The Credit Agreement provides for a $1.1 billion revolving credit facility which is available
to issue performance letters of credit, with a sublimit of up to $550 million which is available to
issue financial letters of credit and/or to draw revolving loans. The Credit Agreement expires and
is repayable on July 23, 2014. The Companys obligations under the Credit Agreement are guaranteed
by the Subsidiary Borrowers and certain of its other material subsidiaries.

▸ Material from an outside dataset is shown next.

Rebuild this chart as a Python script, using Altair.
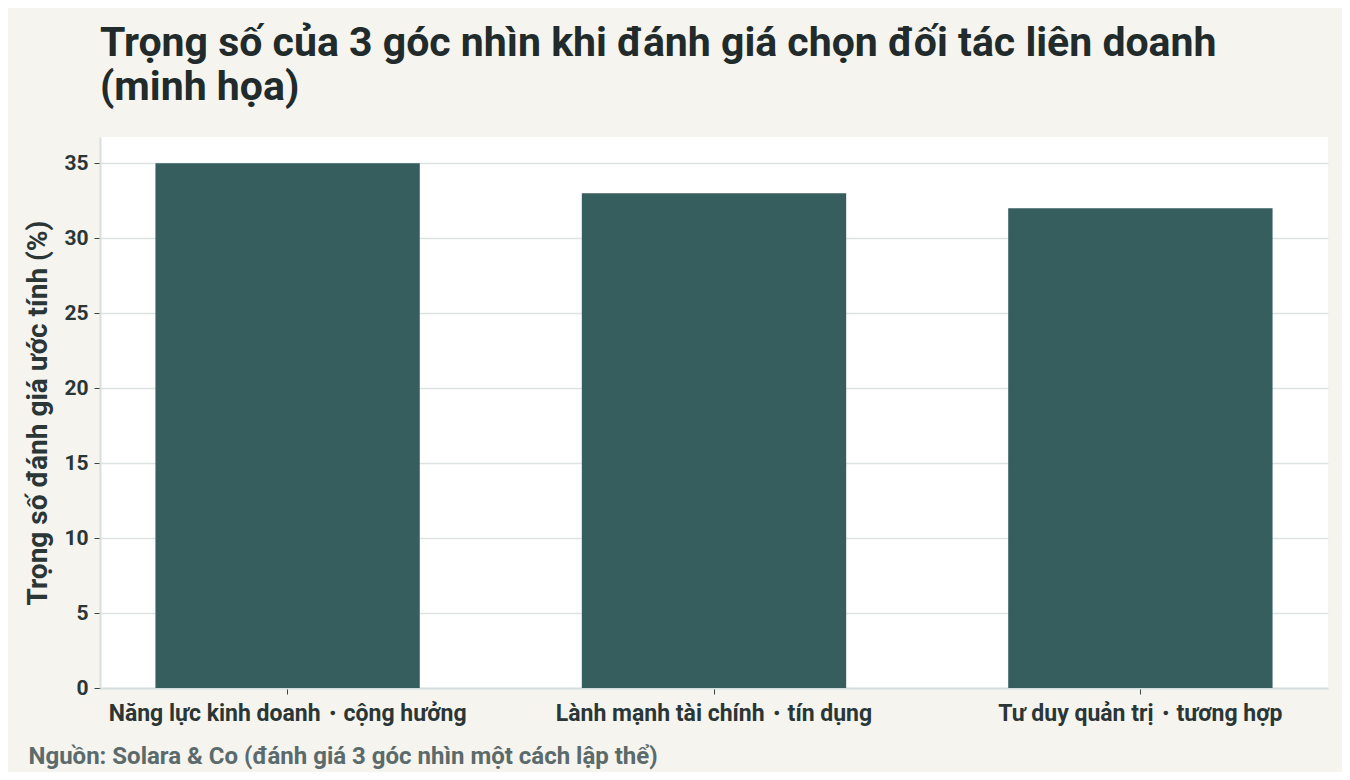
import altair as alt
import pandas as pd

categories = [
    "Năng lực kinh doanh・cộng hưởng",
    "Lành mạnh tài chính・tín dụng",
    "Tư duy quản trị・tương hợp",
]
weights = [35, 33, 32]
y_ticks = [0, 5, 10, 15, 20, 25, 30, 35]

title_lines = ["Trọng số của 3 góc nhìn khi đánh giá chọn đối tác liên doanh", "(minh họa)"]
y_title = "Trọng số đánh giá ước tính (%)"
source_text = "Nguồn: Solara & Co (đánh giá 3 góc nhìn một cách lập thể)"

df = pd.DataFrame({"cat": categories, "w": weights})

FONT = "Roboto"
TEXT = "#2b3636"

chart = (
    alt.Chart(df)
    .mark_bar(color="#375e5f")
    .encode(
        x=alt.X(
            "cat:N",
            sort=categories,
            scale=alt.Scale(paddingInner=0.38, paddingOuter=0.13),
            axis=alt.Axis(
                title=source_text,
                titleAnchor="start",
                titleAlign="left",
                titleBaseline="alphabetic",
                titleX=-72,
                titleY=75,
                titleFontSize=24,
                titleFontWeight="bold",
                titleColor="#5b6a6a",
                titleFont=FONT,
                labelAngle=0,
                labelFontSize=23,
                labelFontWeight="bold",
                labelColor=TEXT,
                labelFont=FONT,
                labelPadding=8,
                labelLimit=0,
                tickColor="#3a4545",
                tickSize=6,
                domainColor="#d8dfdf",
                domainWidth=2,
                grid=False,
            ),
        ),
        y=alt.Y(
            "w:Q",
            scale=alt.Scale(domain=[0, 36.75], nice=False),
            axis=alt.Axis(
                title=y_title,
                values=y_ticks,
                titleFontSize=28,
                titleFontWeight="bold",
                titleColor=TEXT,
                titleFont=FONT,
                titleBaseline="middle",
                titleX=-62,
                labelFontSize=21,
                labelFontWeight="bold",
                labelColor=TEXT,
                labelFont=FONT,
                labelPadding=6,
                tickColor="#3a4545",
                tickSize=6,
                domainColor="#d8dfdf",
                domainWidth=2,
                gridColor="#dde3e3",
                gridWidth=1.5,
            ),
        ),
    )
    .properties(
        width=1228,
        height=551,
        background="#f5f4ef",
        padding={"left": 92, "top": 129, "right": 14, "bottom": 84},
        autosize=alt.AutoSizeParams(type="none"),
        title=alt.TitleParams(
            text=title_lines,
            anchor="start",
            frame="group",
            fontSize=41,
            fontWeight="bold",
            color="#222b2b",
            font=FONT,
            lineHeight=44,
            offset=28,
        ),
    )
    .configure_view(fill="#ffffff", stroke=None)
)

chart.save("out.html", embed_options={"renderer": "svg", "actions": False})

The Credit Agreement contains restrictive financial covenants, including a minimum net worth
level, a minimum fixed charge coverage ratio and a maximum leverage ratio. The Credit Agreement
also places restrictions on us with regard to subsidiary indebtedness, sales of assets, liens,
investments, contingent obligations, type of business conducted, affiliate transactions, sales and
leasebacks and mergers and acquisitions, among other restrictions. In addition to interest on debt
borrowings, we are assessed quarterly commitment fees on the unutilized portion of the credit
facility as well as quarterly letter of credit fees on the average daily outstanding amount
available for drawing under all letters of credit. The interest rates, letter of credit fees and
commitment fees are based upon our then applicable leverage ratio.
An affiliate of Credit Agricole Corporate & Investment Banking serves as the sales agent for
the Companys at-the-market equity offering. JPMorgan Chase
Bank, N.A. and Bank of America, N.A. each
participate in the Companys three other committed and unsecured letter of credit and term loan
agreements. BNP Paribas and Credit Agricole Corporate & Investment Banking have recently served as
agent for the Companys stock repurchases.
The Credit Agreement is filed as Exhibit 10.1 to this Current Report on Form 8-K, and the
description of the Credit Agreement is qualified in its entirety by reference to such exhibit.